━━━━━ Data

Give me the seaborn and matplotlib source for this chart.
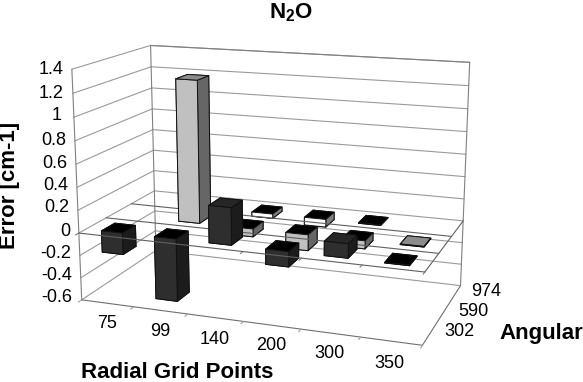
import numpy as np
import pandas as pd
import seaborn as sns
import matplotlib.pyplot as plt

radial = ["75", "99", "140", "200", "300", "350"]
angular = ["302", "590", "974"]
err_302 = [-0.19, -0.55, 0.32, -0.13, 0.12, -0.005]
err_590 = [np.nan, 1.26, -0.07, -0.14, -0.07, 0.005]
err_974 = [np.nan, np.nan, -0.04, -0.07, -0.005, np.nan]
z_ticks = [-0.6, -0.4, -0.2, 0, 0.2, 0.4, 0.6, 0.8, 1, 1.2, 1.4]

# front, side, top (up) , top (down)
face_colors = {
    "302": ("#2e2e2e", "#1c1c1c", "#262626", "#000000"),
    "590": ("#c0c0c0", "#666666", "#8c8c8c", "#000000"),
    "974": ("#ffffff", "#808080", "#8c8c8c", "#000000"),
}

sns.set_theme(style="white")
plt.rcParams["font.family"] = ["Liberation Sans", "DejaVu Sans"]
plt.rcParams["mathtext.fontset"] = "custom"
plt.rcParams["mathtext.bf"] = "Liberation Sans:bold"
plt.rcParams["mathtext.rm"] = "Liberation Sans"

df = pd.DataFrame({"302": err_302, "590": err_590, "974": err_974}, index=radial)
df = df.reset_index().melt(id_vars="index", var_name="angular", value_name="err").dropna()
df["xi"] = df["index"].map(radial.index)
df["yi"] = df["angular"].map(angular.index)

fig = plt.figure(figsize=(5.83, 3.82), dpi=100)
# 3d axes stay square, so give it a box as wide as the figure
ax = fig.add_axes([-0.043, -0.26, 1.0, 583 / 382], projection="3d", computed_zorder=False)
ax.set_proj_type("persp", focal_length=0.38)
ax.view_init(elev=14.5, azim=-70)
ax.set_box_aspect((360, 178, 241), zoom=0.758)
ax.set_xlim(0, 6)
ax.set_ylim(0, 3)
ax.set_zlim(-0.6, 1.4)
ax.set_axis_off()

grid = "#9a9a9a"
lw = 0.8


def line(xs, ys, zs, z=1, c=grid):
    ax.plot(xs, ys, zs, color=c, lw=lw, zorder=z)


# walls
for v in z_ticks:
    line([0, 0], [0, 3], [v, v])
    line([0, 6], [3, 3], [v, v])
line([0, 0], [0, 0], [-0.6, 1.4], c="#808080")
line([0, 0], [3, 3], [-0.6, 1.4], c="#808080")
line([0, 6], [3, 3], [1.4, 1.4], c="#808080")
line([6, 6], [3, 3], [-0.6, 1.4], c="#808080")

# floor edges and the zero plane
line([0, 6], [0, 0], [-0.6, -0.6], c="#707070")
line([6, 6], [0, 3], [-0.6, -0.6], c="#707070")
line([6, 6], [0, 3], [0, 0], c="#606060")
# row lines sit in front of the bars behind them
for j in [0, 1, 2]:
    line([0, 6], [j, j], [0, 0], z=25 + (2 - j) * 20, c="#606060")
for i in range(7):
    line([i, i], [0, -0.12], [0, 0], c="#808080")
    line([i, i], [0, -0.12], [-0.6, -0.6], c="#a0a0a0")

# bars, back rows first, left to right
for row in df.itertuples():
    front, side, up, down = face_colors[row.angular]
    top = up if row.err > 0 else down
    colors = [top, top, front, front, side, side]
    ax.bar3d(row.xi + 0.3, row.yi + 0.25, 0, 0.4, 0.5, row.err,
             color=colors, shade=False, edgecolor="#111111", linewidth=0.7,
             zorder=10 + (2 - row.yi) * 20 + row.xi)


def px_text(x, y, s, **kw):
    fig.text(x / 583, 1 - y / 382, s, color="black", va="center", **kw)


# tick labels
z_label_right = [72, 72, 71, 70, 69, 68, 67, 66, 62, 64, 63]
z_label_y = [298, 276, 254, 231, 208, 186, 163, 140, 116, 93, 69]
for v, xr, yy in zip(z_ticks, z_label_right, z_label_y):
    px_text(xr, yy, f"{v:g}", ha="right", fontsize=13)
for lab, xc, yy in zip(radial, [107, 160, 215, 271, 329, 389], [323, 332, 339, 346, 354, 363]):
    px_text(xc, yy, lab, ha="center", fontsize=13)
for lab, xc, yy in zip(angular, [459, 473, 486], [332, 311, 292]):
    px_text(xc, yy, lab, ha="center", fontsize=13)

px_text(291, 13, r"$\mathbf{N_2O}$", ha="center", fontsize=16)
px_text(10, 185, "Error [cm-1]", rotation=90, ha="center", fontsize=16, fontweight="bold")
px_text(177, 373, "Radial Grid Points", ha="center", fontsize=16, fontweight="bold")
px_text(541, 333, "Angular", ha="center", fontsize=16, fontweight="bold")

fig.savefig("out.png", dpi=100)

━━━━━━━━━━

Exercise details:
Leave out the pictures and copy the rest of the material above exactly.

Expected answer:
Give me the seaborn and matplotlib source for this chart.
import numpy as np
import pandas as pd
import seaborn as sns
import matplotlib.pyplot as plt

radial = ["75", "99", "140", "200", "300", "350"]
angular = ["302", "590", "974"]
err_302 = [-0.19, -0.55, 0.32, -0.13, 0.12, -0.005]
err_590 = [np.nan, 1.26, -0.07, -0.14, -0.07, 0.005]
err_974 = [np.nan, np.nan, -0.04, -0.07, -0.005, np.nan]
z_ticks = [-0.6, -0.4, -0.2, 0, 0.2, 0.4, 0.6, 0.8, 1, 1.2, 1.4]

# front, side, top (up) , top (down)
face_colors = {
    "302": ("#2e2e2e", "#1c1c1c", "#262626", "#000000"),
    "590": ("#c0c0c0", "#666666", "#8c8c8c", "#000000"),
    "974": ("#ffffff", "#808080", "#8c8c8c", "#000000"),
}

sns.set_theme(style="white")
plt.rcParams["font.family"] = ["Liberation Sans", "DejaVu Sans"]
plt.rcParams["mathtext.fontset"] = "custom"
plt.rcParams["mathtext.bf"] = "Liberation Sans:bold"
plt.rcParams["mathtext.rm"] = "Liberation Sans"

df = pd.DataFrame({"302": err_302, "590": err_590, "974": err_974}, index=radial)
df = df.reset_index().melt(id_vars="index", var_name="angular", value_name="err").dropna()
df["xi"] = df["index"].map(radial.index)
df["yi"] = df["angular"].map(angular.index)

fig = plt.figure(figsize=(5.83, 3.82), dpi=100)
# 3d axes stay square, so give it a box as wide as the figure
ax = fig.add_axes([-0.043, -0.26, 1.0, 583 / 382], projection="3d", computed_zorder=False)
ax.set_proj_type("persp", focal_length=0.38)
ax.view_init(elev=14.5, azim=-70)
ax.set_box_aspect((360, 178, 241), zoom=0.758)
ax.set_xlim(0, 6)
ax.set_ylim(0, 3)
ax.set_zlim(-0.6, 1.4)
ax.set_axis_off()

grid = "#9a9a9a"
lw = 0.8


def line(xs, ys, zs, z=1, c=grid):
    ax.plot(xs, ys, zs, color=c, lw=lw, zorder=z)


# walls
for v in z_ticks:
    line([0, 0], [0, 3], [v, v])
    line([0, 6], [3, 3], [v, v])
line([0, 0], [0, 0], [-0.6, 1.4], c="#808080")
line([0, 0], [3, 3], [-0.6, 1.4], c="#808080")
line([0, 6], [3, 3], [1.4, 1.4], c="#808080")
line([6, 6], [3, 3], [-0.6, 1.4], c="#808080")

# floor edges and the zero plane
line([0, 6], [0, 0], [-0.6, -0.6], c="#707070")
line([6, 6], [0, 3], [-0.6, -0.6], c="#707070")
line([6, 6], [0, 3], [0, 0], c="#606060")
# row lines sit in front of the bars behind them
for j in [0, 1, 2]:
    line([0, 6], [j, j], [0, 0], z=25 + (2 - j) * 20, c="#606060")
for i in range(7):
    line([i, i], [0, -0.12], [0, 0], c="#808080")
    line([i, i], [0, -0.12], [-0.6, -0.6], c="#a0a0a0")

# bars, back rows first, left to right
for row in df.itertuples():
    front, side, up, down = face_colors[row.angular]
    top = up if row.err > 0 else down
    colors = [top, top, front, front, side, side]
    ax.bar3d(row.xi + 0.3, row.yi + 0.25, 0, 0.4, 0.5, row.err,
             color=colors, shade=False, edgecolor="#111111", linewidth=0.7,
             zorder=10 + (2 - row.yi) * 20 + row.xi)


def px_text(x, y, s, **kw):
    fig.text(x / 583, 1 - y / 382, s, color="black", va="center", **kw)


# tick labels
z_label_right = [72, 72, 71, 70, 69, 68, 67, 66, 62, 64, 63]
z_label_y = [298, 276, 254, 231, 208, 186, 163, 140, 116, 93, 69]
for v, xr, yy in zip(z_ticks, z_label_right, z_label_y):
    px_text(xr, yy, f"{v:g}", ha="right", fontsize=13)
for lab, xc, yy in zip(radial, [107, 160, 215, 271, 329, 389], [323, 332, 339, 346, 354, 363]):
    px_text(xc, yy, lab, ha="center", fontsize=13)
for lab, xc, yy in zip(angular, [459, 473, 486], [332, 311, 292]):
    px_text(xc, yy, lab, ha="center", fontsize=13)

px_text(291, 13, r"$\mathbf{N_2O}$", ha="center", fontsize=16)
px_text(10, 185, "Error [cm-1]", rotation=90, ha="center", fontsize=16, fontweight="bold")
px_text(177, 373, "Radial Grid Points", ha="center", fontsize=16, fontweight="bold")
px_text(541, 333, "Angular", ha="center", fontsize=16, fontweight="bold")

fig.savefig("out.png", dpi=100)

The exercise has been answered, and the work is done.